Trajectory Planning for Teleoperated Space Manipulators Using Deep Reinforcement Learning
Bo Xia, Xianru Tian, Bo Yuan, Zhiheng Li, Bin Liang, Xueqian Wang
TL;DR
The paper tackles trajectory planning for teleoperated space manipulators facing time-delay in communications, which can disrupt the Markov property and degrade control performance. It presents a DRL framework that couples a Delay Information Processing (DIP) module with a Soft Actor-Critic decision module, incorporating three strategies—Mapping, Prediction, and State Augmentation—to handle delayed observations. Experiments in MuJoCo across four base/target configurations show State Augmentation yields the best robustness and efficiency, with SACAS achieving the highest and most stable success rates under varying $d_{RTD}$ and delay randomness.
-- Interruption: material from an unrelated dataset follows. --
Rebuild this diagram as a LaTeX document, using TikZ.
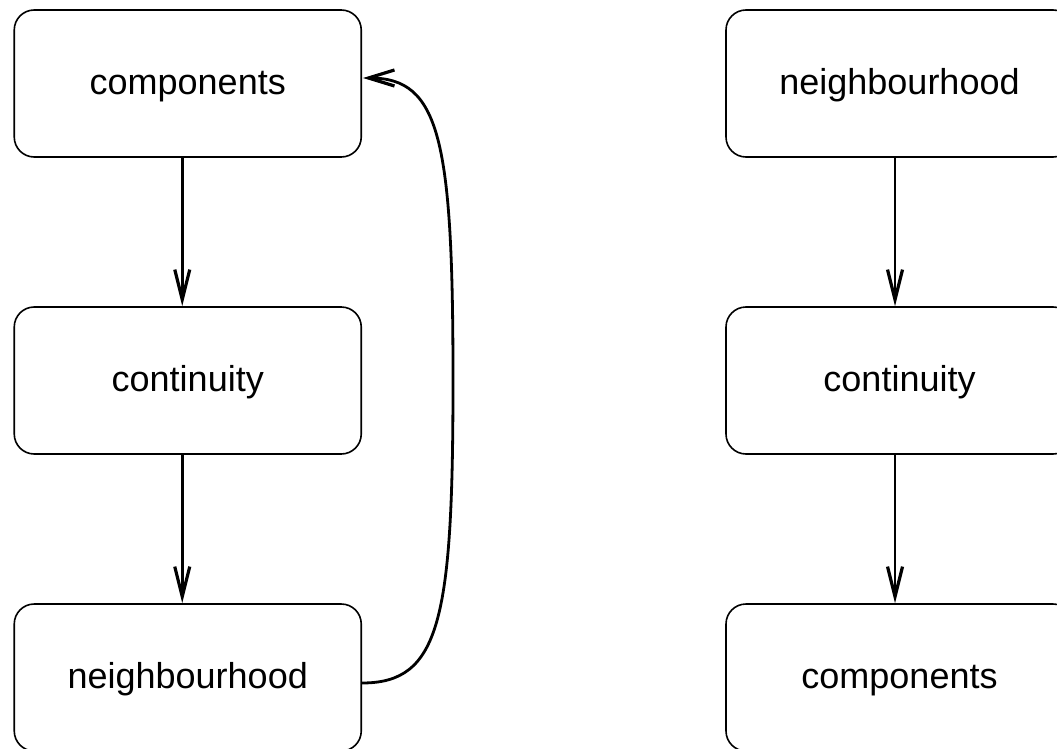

This work reduces reliance on precise dynamic models and demonstrates practical viability for time-delayed teleoperation, improving stability and performance in space robotic operations.
Abstract
Trajectory planning for teleoperated space manipulators involves challenges such as accurately modeling system dynamics, particularly in free-floating modes with non-holonomic constraints, and managing time delays that increase model uncertainty and affect control precision. Traditional teleoperation methods rely on precise dynamic models requiring complex parameter identification and calibration, while data-driven methods do not require prior knowledge but struggle with time delays. A novel framework utilizing deep reinforcement learning (DRL) is introduced to address these challenges. The framework incorporates three methods: Mapping, Prediction, and State Augmentation, to handle delays when delayed state information is received at the master end. The Soft Actor Critic (SAC) algorithm processes the state information to compute the next action, which is then sent to the remote manipulator for environmental interaction. Four environments are constructed using the MuJoCo simulation platform to account for variations in base and target fixation: fixed base and target, fixed base with rotated target, free-floating base with fixed target, and free-floating base with rotated target. Extensive experiments with both constant and random delays are conducted to evaluate the proposed methods. Results demonstrate that all three methods effectively address trajectory planning challenges, with State Augmentation showing superior efficiency and robustness.